Pesquisa da Medicina descreve nova doença neuromuscular
Grupos da UFMG, da USP e de instituições estrangeiras descreveram o quadro clínico e identificaram os genes envolvidos
Pesquisa realizada na Faculdade de Medicina da UFMG identificou novo quadro neurológico complexo causado por uma disfunção mitocondrial, que afeta os músculos, a visão e partes do sistema nervoso. Com o tratamento, à base de ingestão de vitaminas que melhoram o funcionamento da mitocôndria, os portadores da disfunção têm apresentado melhor qualidade de vida e controle dos sintomas musculares.

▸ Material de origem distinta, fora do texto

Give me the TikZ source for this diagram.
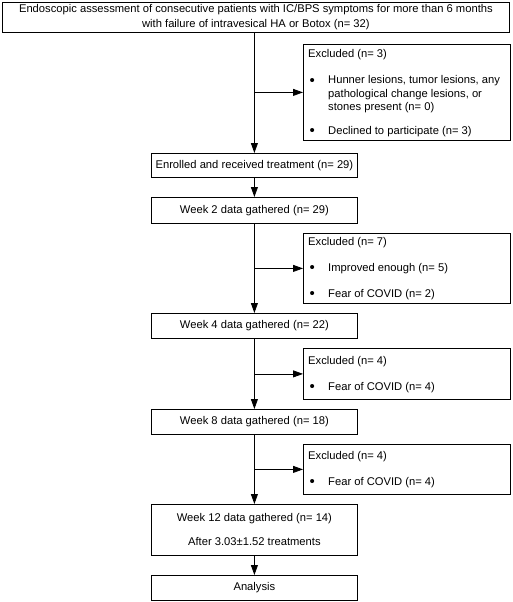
\documentclass[tikz,border=0pt]{standalone}
\usepackage{fontspec}
\setmainfont{Liberation Sans}
\usetikzlibrary{arrows.meta}
\begin{document}
\begin{tikzpicture}[x=1pt,y=-1pt,
  box/.style={draw=black, line width=0.8pt, anchor=north west, inner sep=0pt, align=center, minimum width=206pt, minimum height=25pt, font=\fontsize{11.2}{15}\selectfont},
  exbox/.style={draw=black, line width=0.8pt, anchor=north west, inner sep=0pt, minimum width=207pt},
  txt/.style={anchor=base west, inner sep=0pt, font=\fontsize{11.2}{13}\selectfont},
  bul/.style={anchor=base west, inner sep=0pt, font=\fontsize{15}{15}\selectfont},
  arr/.style={line width=0.8pt, -{Triangle[length=10pt,width=7pt]}}]
\useasboundingbox (0,0) rectangle (512,602);
% main column
\node[box, minimum width=507pt, minimum height=30pt] (top) at (2,2) {Endoscopic assessment of consecutive patients with IC/BPS symptoms for more than 6 months\\with failure of intravesical HA or Botox (n= 32)};
\node[box, minimum height=24pt] (enr) at (151,153) {Enrolled and received treatment (n= 29)};
\node[box, minimum height=26pt] (w2) at (151,197) {Week 2 data gathered (n= 29)};
\node[box] (w4) at (151,313) {Week 4 data gathered (n= 22)};
\node[box] (w8) at (151,409) {Week 8 data gathered (n= 18)};
\node[box, minimum height=51pt, font=\fontsize{11.2}{24}\selectfont] (w12) at (151,504) {Week 12 data gathered (n= 14)\\After 3.03±1.52 treatments};
\node[box] (ana) at (151,575) {Analysis};
% excluded boxes
\node[exbox, minimum height=96pt] (e1) at (303,44) {};
\node[exbox, minimum height=70pt] (e2) at (303,233) {};
\node[exbox, minimum height=51pt] (e3) at (303,348) {};
\node[exbox, minimum height=50pt] (e4) at (303,444) {};
% excluded texts
\node[txt] (e1t) at (308,57) {Excluded (n= 3)};
\node[bul] (e1b1) at (309.5,85) {\textbullet};
\node[txt] (e1a) at (328,84) {Hunner lesions, tumor lesions, any};
\node[txt] (e1b) at (328,97) {pathological change lesions, or};
\node[txt] (e1c) at (328,110) {stones present (n= 0)};
\node[bul] (e1b2) at (309.5,135) {\textbullet};
\node[txt] (e1d) at (328,134) {Declined to participate (n= 3)};
\node[txt] (e2t) at (308,245) {Excluded (n= 7)};
\node[bul] (e2b1) at (309.5,272) {\textbullet};
\node[txt] (e2a) at (328,271) {Improved enough (n= 5)};
\node[bul] (e2b2) at (309.5,298) {\textbullet};
\node[txt] (e2b) at (328,297) {Fear of COVID (n= 2)};
\node[txt] (e3t) at (308,364) {Excluded (n= 4)};
\node[bul] (e3b1) at (309.5,391) {\textbullet};
\node[txt] (e3a) at (328,390) {Fear of COVID (n= 4)};
\node[txt] (e4t) at (308,459) {Excluded (n= 4)};
\node[bul] (e4b1) at (309.5,486) {\textbullet};
\node[txt] (e4a) at (328,485) {Fear of COVID (n= 4)};
% connectors
\draw[arr] (enr.north |- top.south) -- (enr.north);
\draw[arr] (enr.south) -- (w2.north);
\draw[arr] (w2.south) -- (w4.north);
\draw[arr] (w4.south) -- (w8.north);
\draw[arr] (w8.south) -- (w12.north);
\draw[arr] (w12.south) -- (ana.north);
\draw[arr] (enr.north |- e1.west) -- (e1.west);
\draw[arr] (w2.south |- e2.west) -- (e2.west);
\draw[arr] (w4.south |- e3.west) -- (e3.west);
\draw[arr] (w8.south |- e4.west) -- (e4.west);
\end{tikzpicture}
\end{document}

Além de descrever o quadro clínico, os pesquisadores da UFMG, sob coordenação da professora Juliana Gurgel Giannetti, do Departamento de Pediatria, identificaram o gene responsável pelas alterações na vida dos acometidos. O estudo foi realizado em parceria com pesquisadores internacionais e um grupo da USP. O trabalho foi premiado no 13º Congresso Brasileiro de Neurologia Infantil, realizado no mês de novembro.
O primeiro paciente a ser identificado com o novo quadro começou a ser acompanhado por Juliana Giannetti aos três anos de idade, quando apresentou alteração na visão. Mais tarde, um familiar desse paciente apresentou os mesmos sintomas, o que levou à constatação da correlação genética. E os sintomas se manifestaram também em três membros de uma família atendidos em São Paulo. Os pesquisadores da UFMG e da USP trabalharam em conjunto para a descrição completa do quadro clínico.
Disfunção na mitocôndria
Juliana Giannetti explica que o primeiro sinal da doença é a perda visual, causada pela atrofia do nervo óptico, que ocorre, geralmente, até os dois anos de idade. “Na primeira década de vida, os pacientes se queixam de dificuldades para fazer atividade física e, na segunda, costumam apresentar comprometimento do nervo periférico, que traz ainda mais fraqueza e mudança na sensibilidade nas pernas”, completa. Todas essas alterações estão ligadas à disfunção na mitocôndria – parte da célula responsável pela produção de energia.
A disfunção específica foi identificada por meio de biópsia dos músculos dos pacientes, que revelou padrão não descrito na literatura. Para entender melhor o quadro, os pesquisadores realizaram o estudo genético por exoma – sequenciamento de todos os genes do DNA. E identificaram a mutação no gene FDX2, cuja função nunca havia sido associada à disfunção de mitocôndria. A conclusão foi de que se trata de doença de transmissão genética, com herança recessiva.
Outro achado relacionado à doença na primeira década de vida é a alteração da substância branca do cérebro, identificada por ressonância magnética. De acordo com Juliana Giannetti, essa é uma descoberta rara, descrita na literatura para poucas doenças e sempre associada a um quadro neurológico grave. “No entanto, para os pacientes estudados, a alteração é naturalmente revertida com o tempo, sem manifestação clínica”, informa.
Recepção do estudo
Além da descrição deste complexo quadro clínico, a associação do gene FDX2 às funções da mitocôndria é um importante resultado, já que este fato não estava claro, diz a professora. Segundo ela, nenhum outro caso dessa doença foi relatado. “Alguns pesquisadores de outros países identificaram quadros musculares associados a outros genes com função semelhante à do FDX2, mas nenhum reúne todas as características descritas no nosso estudo.”
Para o tratamento dos sintomas, foi utilizada a reposição de vitaminas. “As famílias apresentaram melhora dos sintomas musculares, experimentando, em consequência, melhora na qualidade de vida”, afirma a docente.
A pesquisa, publicada no periódico Brain, um dos mais relevantes sobre a pesquisa em neurologia, foi reconhecida no Congresso Brasileiro de Neurologia Infantil e recebeu o Prêmio José Antônio Levy, da Academia Brasileira de Neurologia, que contempla os melhores estudos sobre doenças neuromusculares no país. Juliana Giannetti também foi convidada a apresentar o estudo no World Muscle Society Congress, considerado o mais importante da área, realizado em outubro deste ano, na Argentina.